(Task details)
Copy exactly the lines from the beginning of the data down to and including the line holding "const thresholdY = [0.16, 2.1];", without any pictures.

>> Begin Raw data

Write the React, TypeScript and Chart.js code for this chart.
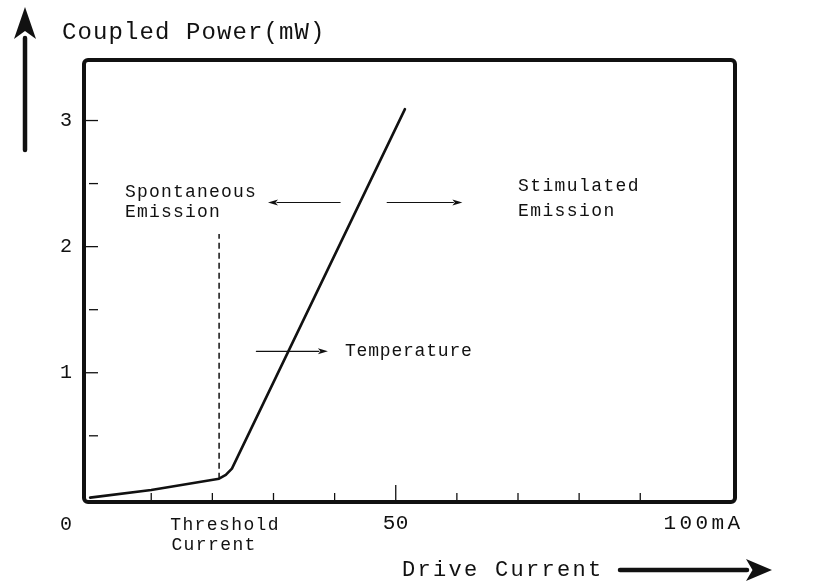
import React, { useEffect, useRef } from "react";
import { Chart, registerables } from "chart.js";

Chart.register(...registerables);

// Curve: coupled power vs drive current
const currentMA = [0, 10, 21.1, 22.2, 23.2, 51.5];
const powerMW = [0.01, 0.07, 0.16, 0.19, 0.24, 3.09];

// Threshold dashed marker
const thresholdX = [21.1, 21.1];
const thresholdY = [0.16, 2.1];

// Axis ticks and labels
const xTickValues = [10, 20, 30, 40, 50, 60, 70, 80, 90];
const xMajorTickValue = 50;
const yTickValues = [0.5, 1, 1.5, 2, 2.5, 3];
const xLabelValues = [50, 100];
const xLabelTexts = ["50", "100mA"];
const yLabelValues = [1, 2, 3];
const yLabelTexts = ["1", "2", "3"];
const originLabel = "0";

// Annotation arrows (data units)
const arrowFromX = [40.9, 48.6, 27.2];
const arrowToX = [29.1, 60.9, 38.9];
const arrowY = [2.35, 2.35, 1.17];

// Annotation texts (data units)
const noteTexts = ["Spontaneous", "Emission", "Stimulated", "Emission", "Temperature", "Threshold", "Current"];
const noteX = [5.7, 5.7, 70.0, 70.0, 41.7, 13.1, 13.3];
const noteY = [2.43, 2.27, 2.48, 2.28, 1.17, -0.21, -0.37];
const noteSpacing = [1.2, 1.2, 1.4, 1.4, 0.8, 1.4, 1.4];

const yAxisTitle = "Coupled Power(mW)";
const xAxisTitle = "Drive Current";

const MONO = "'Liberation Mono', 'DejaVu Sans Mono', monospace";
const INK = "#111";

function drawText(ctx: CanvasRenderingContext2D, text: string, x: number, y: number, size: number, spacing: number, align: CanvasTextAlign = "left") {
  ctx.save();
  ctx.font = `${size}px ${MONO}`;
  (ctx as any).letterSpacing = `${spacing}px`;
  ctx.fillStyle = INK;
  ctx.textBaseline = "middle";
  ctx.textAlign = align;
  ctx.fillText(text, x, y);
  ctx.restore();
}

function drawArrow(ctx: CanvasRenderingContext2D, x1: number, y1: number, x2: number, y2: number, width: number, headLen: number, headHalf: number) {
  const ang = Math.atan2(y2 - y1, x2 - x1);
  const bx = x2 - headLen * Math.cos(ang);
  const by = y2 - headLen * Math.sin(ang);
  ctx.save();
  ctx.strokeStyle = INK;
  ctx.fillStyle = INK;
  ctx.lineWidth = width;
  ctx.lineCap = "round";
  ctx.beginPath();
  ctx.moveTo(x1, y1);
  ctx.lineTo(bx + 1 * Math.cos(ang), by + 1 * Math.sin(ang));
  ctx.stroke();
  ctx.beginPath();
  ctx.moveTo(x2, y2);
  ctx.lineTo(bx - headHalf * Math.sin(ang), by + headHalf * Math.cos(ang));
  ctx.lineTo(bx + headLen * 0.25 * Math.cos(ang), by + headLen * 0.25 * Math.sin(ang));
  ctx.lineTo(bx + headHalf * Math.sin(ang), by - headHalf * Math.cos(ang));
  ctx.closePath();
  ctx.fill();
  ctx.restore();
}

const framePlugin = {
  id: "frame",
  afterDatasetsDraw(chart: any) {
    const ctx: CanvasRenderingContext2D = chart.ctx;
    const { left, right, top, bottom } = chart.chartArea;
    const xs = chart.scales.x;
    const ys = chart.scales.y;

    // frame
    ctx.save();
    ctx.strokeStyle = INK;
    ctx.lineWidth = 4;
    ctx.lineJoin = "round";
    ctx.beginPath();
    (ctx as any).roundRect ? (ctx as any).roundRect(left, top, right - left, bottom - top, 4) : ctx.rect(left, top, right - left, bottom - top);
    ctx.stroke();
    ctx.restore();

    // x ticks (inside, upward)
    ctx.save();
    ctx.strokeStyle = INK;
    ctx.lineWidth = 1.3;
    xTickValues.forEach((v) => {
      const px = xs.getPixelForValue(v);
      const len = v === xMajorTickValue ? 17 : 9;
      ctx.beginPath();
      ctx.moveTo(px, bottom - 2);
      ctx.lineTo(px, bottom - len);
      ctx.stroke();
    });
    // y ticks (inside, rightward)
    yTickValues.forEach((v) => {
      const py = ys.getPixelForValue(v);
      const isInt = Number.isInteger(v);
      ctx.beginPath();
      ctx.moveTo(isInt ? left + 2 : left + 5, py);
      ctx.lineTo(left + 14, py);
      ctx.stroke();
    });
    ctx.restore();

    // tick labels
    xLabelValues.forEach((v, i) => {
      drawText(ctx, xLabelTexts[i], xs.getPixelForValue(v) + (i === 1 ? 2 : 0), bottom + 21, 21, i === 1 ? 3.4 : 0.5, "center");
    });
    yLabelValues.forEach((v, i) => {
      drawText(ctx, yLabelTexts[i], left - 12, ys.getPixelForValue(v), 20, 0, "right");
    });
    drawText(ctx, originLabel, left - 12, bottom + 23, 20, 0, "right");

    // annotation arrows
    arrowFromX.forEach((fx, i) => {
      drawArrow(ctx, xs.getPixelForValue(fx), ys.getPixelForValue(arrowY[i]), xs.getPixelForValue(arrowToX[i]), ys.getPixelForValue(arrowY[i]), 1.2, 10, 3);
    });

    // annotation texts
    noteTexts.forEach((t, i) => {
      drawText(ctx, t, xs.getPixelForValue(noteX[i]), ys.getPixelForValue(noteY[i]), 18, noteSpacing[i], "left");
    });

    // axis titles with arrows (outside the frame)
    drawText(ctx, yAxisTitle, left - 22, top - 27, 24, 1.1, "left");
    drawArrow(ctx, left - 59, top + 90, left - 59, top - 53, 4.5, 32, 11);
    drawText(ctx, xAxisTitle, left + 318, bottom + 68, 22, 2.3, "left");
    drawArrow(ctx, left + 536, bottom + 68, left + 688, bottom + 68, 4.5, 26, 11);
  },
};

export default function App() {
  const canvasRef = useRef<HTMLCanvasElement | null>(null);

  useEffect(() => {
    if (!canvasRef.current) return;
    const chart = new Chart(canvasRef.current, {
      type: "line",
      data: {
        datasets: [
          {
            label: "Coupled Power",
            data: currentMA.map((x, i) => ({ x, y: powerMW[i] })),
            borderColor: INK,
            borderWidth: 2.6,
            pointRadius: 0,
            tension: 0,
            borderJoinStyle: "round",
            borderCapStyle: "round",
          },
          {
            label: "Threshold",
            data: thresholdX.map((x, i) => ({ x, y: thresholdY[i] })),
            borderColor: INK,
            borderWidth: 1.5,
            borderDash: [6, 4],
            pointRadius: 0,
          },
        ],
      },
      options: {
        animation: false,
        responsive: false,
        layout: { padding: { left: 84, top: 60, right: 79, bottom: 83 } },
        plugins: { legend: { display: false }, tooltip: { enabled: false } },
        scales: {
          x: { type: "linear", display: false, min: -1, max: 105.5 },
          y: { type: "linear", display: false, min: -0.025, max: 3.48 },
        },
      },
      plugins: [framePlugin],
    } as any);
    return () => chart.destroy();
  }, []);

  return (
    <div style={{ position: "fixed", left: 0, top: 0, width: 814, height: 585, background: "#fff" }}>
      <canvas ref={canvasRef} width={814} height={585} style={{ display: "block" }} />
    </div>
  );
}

>> End Raw data

(The reply)
Write the React, TypeScript and Chart.js code for this chart.
import React, { useEffect, useRef } from "react";
import { Chart, registerables } from "chart.js";

Chart.register(...registerables);

// Curve: coupled power vs drive current
const currentMA = [0, 10, 21.1, 22.2, 23.2, 51.5];
const powerMW = [0.01, 0.07, 0.16, 0.19, 0.24, 3.09];

// Threshold dashed marker
const thresholdX = [21.1, 21.1];
const thresholdY = [0.16, 2.1];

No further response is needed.